Not logged in. Login

Intro to icgrep

icgrep

icgrep is an SFU-developed command-line tool for regular expression search

  • designed as a modern high-performance replacement for the traditional grep program
  • implemented using parallel techniques
    • bitwise data parallel regular expression matching
    • SIMD parallelism
    • multithread parallelism
  • designed for outstanding performance with complicated regular expressions and big data applications

The Symbolic Data Domains

  • RE: regular expressions
  • Pablo: tiny programming language for unbounded bit streams
  • LLVM IR: portable intermediate representation/high-level assembly language
  • ASM: assembler language of the target machine.

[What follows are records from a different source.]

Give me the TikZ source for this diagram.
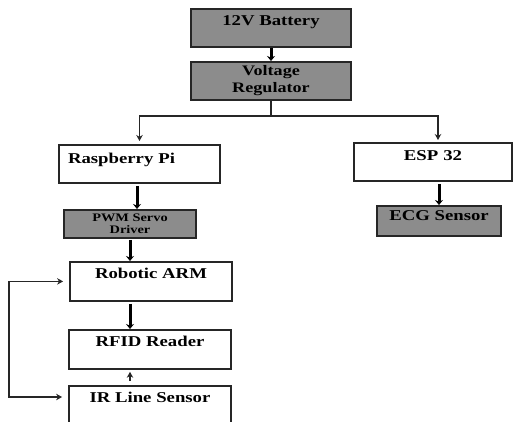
\documentclass[tikz,border=0pt]{standalone}
\usepackage{fontspec}
\setmainfont{Liberation Serif}[FakeStretch=1.25]
\usetikzlibrary{arrows.meta}

\begin{document}
\begin{tikzpicture}[x = 1pt, y = -1pt, % pixel grid, y goes down
                > = {Stealth[length = 6pt, width = 6.5pt]}, % arrow head style
                semithick % line style
            ]

            \tikzstyle{block}=[draw = black!85, line width = 1.8pt, anchor = north,
            inner sep = 0pt, font = \fontsize{15}{17}\selectfont\bfseries]
            \tikzstyle{dark}=[fill = black!45]
            \tikzstyle{wire}=[line width = 1.7pt, draw = black!85]
            \tikzstyle{fat}=[line width = 3pt, -{Stealth[length = 5pt, width = 8pt]}]

            \clip (0,0) rectangle (513,421);

            % power
            \node[block, dark, minimum width = 160pt, text height = 17pt,
            text depth = 21pt] (batt) at (271,8) {12V Battery};
            \node[block, dark, minimum width = 160pt, minimum height = 38pt,
            align = center, font = \fontsize{14.5}{17}\selectfont\bfseries]
            (volt) at (271,61) {Voltage\\Regulator};

            % left branch
            \node[block, text width = 143pt, inner xsep = 9pt, align = left,
            text height = 19pt, text depth = 19pt] (rpi) at (139.5,144)
            {Raspberry Pi};
            \node[block, dark, minimum width = 132pt, minimum height = 28pt,
            align = center, font = \fontsize{11.5}{11.5}\selectfont\bfseries]
            (pwm) at (130,209) {PWM Servo\\Driver};
            \node[block, minimum width = 162pt, text height = 17pt,
            text depth = 22pt] (arm) at (151,261) {Robotic ARM};
            \node[block, minimum width = 162pt, text height = 17pt,
            text depth = 22pt] (rfid) at (150,329) {RFID Reader};
            \node[block, minimum width = 162pt, text height = 17pt,
            text depth = 22pt] (ir) at (150,385) {IR Line Sensor};

            % right branch
            \node[block, minimum width = 158pt, text height = 18pt,
            text depth = 20pt] (esp) at (433,142) {ESP\,\,32};
            \node[block, dark, minimum width = 124pt, text height = 15pt,
            text depth = 15pt] (ecg) at (439,205) {ECG Sensor};

            \draw[fat] (batt) -- (volt);
            \draw[wire, ->, shorten > = 3pt] (volt.south) -- ++(0,15) -| (rpi.north);
            \draw[wire, ->, shorten > = 2pt] (volt.south) -- ++(0,15) -|
            ([xshift = 5pt]esp.north);
            \draw[fat, shorten <= 2pt] ([xshift = 7pt]pwm.north |- rpi.south) --
            ([xshift = 7pt]pwm.north);
            \draw[fat, shorten <= 1pt] (pwm.south) -- (pwm.south |- arm.north);
            \draw[fat, shorten <= 2pt] (pwm.south |- arm.south) -- (pwm.south |- rfid.north);
            \draw[wire, ->, shorten <= 4pt, shorten > = 2pt] (pwm.south |- ir.north) --
            (pwm.south |- rfid.south);
            \draw[fat, shorten <= 2pt] (ecg.north |- esp.south) -- (ecg.north);
            \draw[wire, <->, shorten <= 6pt, shorten > = 6pt] (arm.west) -- ++(-60,0) |-
            ([yshift = -12pt]ir.north west);
\end{tikzpicture}
\end{document}
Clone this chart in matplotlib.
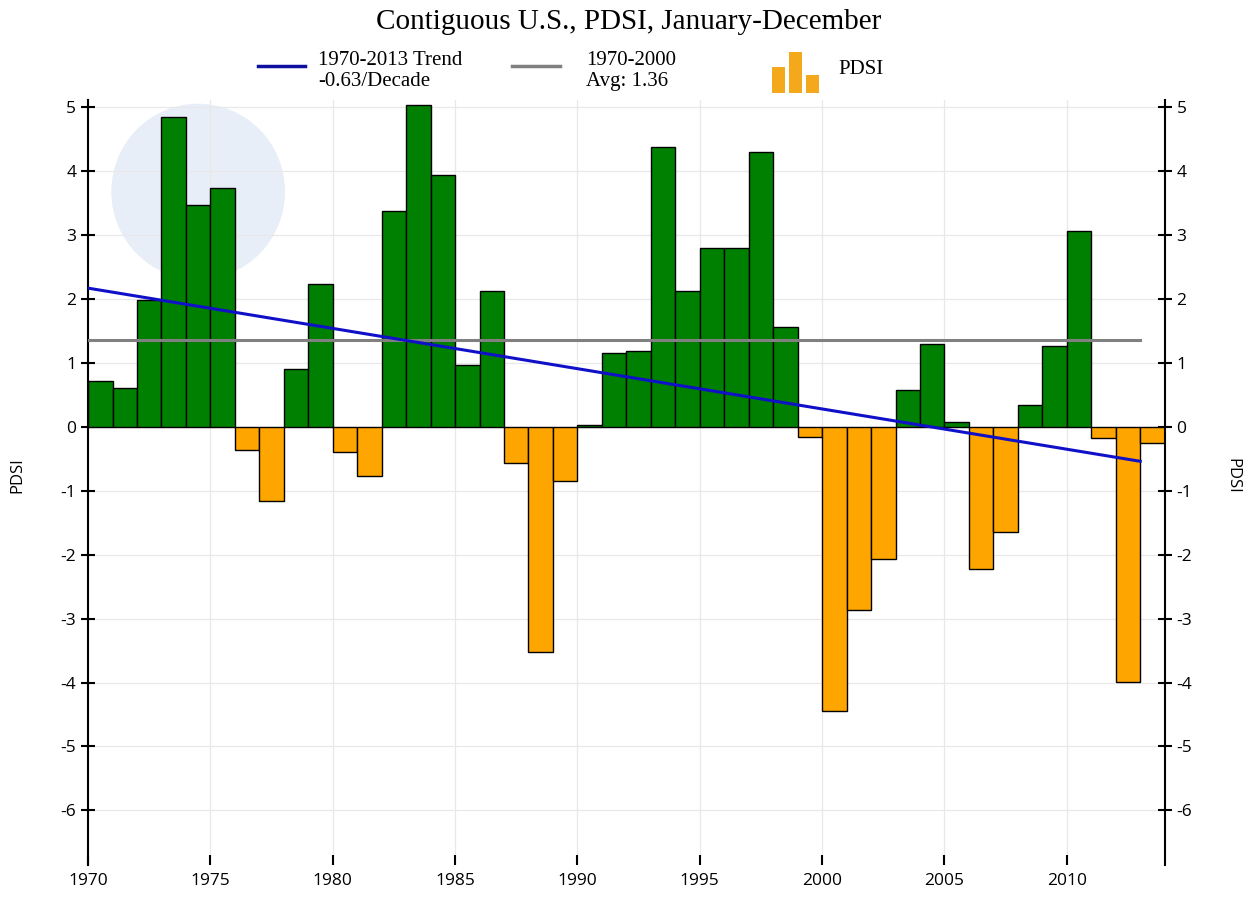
import matplotlib
matplotlib.use('Agg')
import matplotlib.pyplot as plt
import numpy as np
from matplotlib.lines import Line2D
from matplotlib.patches import Rectangle, Ellipse

plt.rcParams['axes.unicode_minus'] = False

############################################################################################################
years = np.arange(1970, 2014)
pdsi = [0.72, 0.60, 1.98, 4.84, 3.47, 3.73, -0.36, -1.16, 0.91, 2.23,
        -0.40, -0.77, 3.37, 5.03, 3.94, 0.96, 2.13, -0.56, -3.52, -0.85,
        0.03, 1.15, 1.19, 4.38, 2.13, 2.80, 2.80, 4.30, 1.56, -0.16,
        -4.44, -2.86, -2.06, 0.57, 1.30, 0.08, -2.22, -1.65, 0.34, 1.26,
        3.06, -0.18, -3.99, -0.25]
trend_start, trend_per_decade = 2.17, -0.63
avg_1970_2000 = 1.36
line_years = [1970, 2013]

title = 'Contiguous U.S., PDSI, January-December'
trend_label = '1970-2013 Trend\n-0.63/Decade'
avg_label = '1970-2000\nAvg: 1.36'
bar_label = 'PDSI'

#----------------------------------------------------------------------------------------------
fig = plt.figure(figsize=(12.49, 8.97), dpi=100)
ax = fig.add_axes([0.0705, 0.036, 0.862, 0.853])

# faint watermark disc (round on screen: ~24.5 px/year, ~64 px/unit)
ax.add_patch(Ellipse((1974.5, 3.68), 7.1, 2.75, facecolor='#e8eef7', edgecolor='none', zorder=0))

pdsi = np.array(pdsi)
colors = np.where(pdsi >= 0, '#008000', '#FFA500')
ax.bar(years, pdsi, width=1.0, align='edge', color=colors, edgecolor='black', linewidth=1.0, zorder=2)

# trend and average
tx = np.array(line_years, dtype=float)
ty = trend_start + trend_per_decade / 10. * (tx - 1970)
ax.plot(line_years, [avg_1970_2000, avg_1970_2000], color='#808080', lw=2.2, zorder=3)
ax.plot(tx, ty, color='#1010C8', lw=2.2, zorder=4)

ax.set_xlim(1970, 2014)
ax.set_ylim(-6.85, 5.12)
ax.set_xticks(np.arange(1970, 2014, 5))
ax.set_yticks(np.arange(-6, 6, 1))
ax.grid(True, color='#e8e8e8', lw=0.9, zorder=0)
ax.set_axisbelow(True)

for s in ['top', 'bottom']:
    ax.spines[s].set_visible(False)
for s in ['left', 'right']:
    ax.spines[s].set_linewidth(1.5)

ax.tick_params(axis='y', direction='inout', length=10, width=1.5, labelsize=12.5,
               left=True, right=True, labelleft=True, labelright=True)
ax.tick_params(axis='x', direction='in', length=7, width=1.5, labelsize=12.5, pad=6)
for lab in ax.get_xticklabels() + ax.get_yticklabels():
    lab.set_fontfamily('Open Sans')

fig.text(0.014, 0.47, 'PDSI', rotation=90, fontsize=12, family='Open Sans', va='center', ha='center')
fig.text(0.987, 0.47, 'PDSI', rotation=270, fontsize=12, family='Open Sans', va='center', ha='center')

#----------------------------------------------------------------------------------------------
# title and hand-made legend
fig.text(0.503, 0.976, title, fontsize=21, family='Liberation Serif', ha='center', va='center')

W, H = 1249., 897.
def fx(px): return px / W
def fy(py): return 1 - py / H

fig.add_artist(Line2D([fx(258), fx(305)], [fy(66), fy(66)], color='#1010A0', lw=2.5))
fig.text(fx(318), fy(71), trend_label, fontsize=15, family='Liberation Serif', va='center', ha='left',
         linespacing=1.15)
fig.add_artist(Line2D([fx(512), fx(560)], [fy(66), fy(66)], color='#808080', lw=2.5))
fig.text(fx(586), fy(71), avg_label, fontsize=15, family='Liberation Serif', va='center', ha='left',
         linespacing=1.15)
for x0, h in [(772, 26), (789, 41), (806, 18)]:
    fig.add_artist(Rectangle((fx(x0), fy(93)), fx(13), h / H, facecolor='#F4A81B', edgecolor='none'))
fig.text(fx(838), fy(70), bar_label, fontsize=15, family='Liberation Serif', va='center', ha='left')

fig.savefig('out.png', dpi=100)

When using icgrep, you can always display the symbolic output of the various phases using the command flags

  • -ShowREs
  • -ShowPablo
  • -ShowIR
  • -ShowASM

The Phases of icgrep

  • RE phases
    • parse REs into internal AST (abstract syntax tree form)
    • perform RE to RE transformations, for example
      • Case-insensitive transformation
      • Star Normal Form
    • compile REs to Pablo using the Parabix regular expression algorithm
  • Pablo phases
    • perform Pablo to Pablo transformations, for example
      • common subexpression elimination
      • dead-code elimination
      • sinking
    • compile Pablo into LLVM IR
  • LLVM IR passes
    • IR to IR transformations
    • compile LLVM IR to target machine architecture
  • ASM phases
    • ASM to ASM transformations, such as peephole optimization
    • generate final binary machine code

Example

./icgrep '(?i)a(?:[bc]*[d-f]*)*[a-z]{2,9}t' -ShowAllREs -ShowPablo -ShowIR -ShowASM

RE Passes

Parser:
Group(+i:(Seq[CC "CC_61" [97]/Unicode,Rep((Seq[Rep(CC "CC_62_63" [98-99]/Unicode,0,Unbounded),Rep(CC "CC_64_66" [100-102]/Unicode,0,Unbounded)]),0,Unbounded),Rep(CC "CC_61_7a" [97-122]/Unicode,2,9),CC "CC_74" [116]/Unicode]))
resolveGraphemeMode:
Group(+i:(Seq[CC "CC_61" [97]/Unicode,Rep((Seq[Rep(CC "CC_62_63" [98-99]/Unicode,0,Unbounded),Rep(CC "CC_64_66" [100-102]/Unicode,0,Unbounded)]),0,Unbounded),Rep(CC "CC_61_7a" [97-122]/Unicode,2,9),CC "CC_74" [116]/Unicode]))
resolveUnicodeProperties:
Group(+i:(Seq[CC "CC_61" [97]/Unicode,Rep((Seq[Rep(CC "CC_62_63" [98-99]/Unicode,0,Unbounded),Rep(CC "CC_64_66" [100-102]/Unicode,0,Unbounded)]),0,Unbounded),Rep(CC "CC_61_7a" [97-122]/Unicode,2,9),CC "CC_74" [116]/Unicode]))
resolveCaseInsensitiveMode:
(Seq[CC "CC_41,61" [65][97]/Unicode,Rep((Seq[Rep(CC "CC_42_43,62_63" [66-67][98-99]/Unicode,0,Unbounded),Rep(CC "CC_44_46,64_66" [68-70][100-102]/Unicode,0,Unbounded)]),0,Unbounded),Rep(CC "CC_41_5a,61_7a,17f,212a" [65-90][97-122][383][8490]/Unicode,2,9),CC "CC_54,74" [84][116]/Unicode])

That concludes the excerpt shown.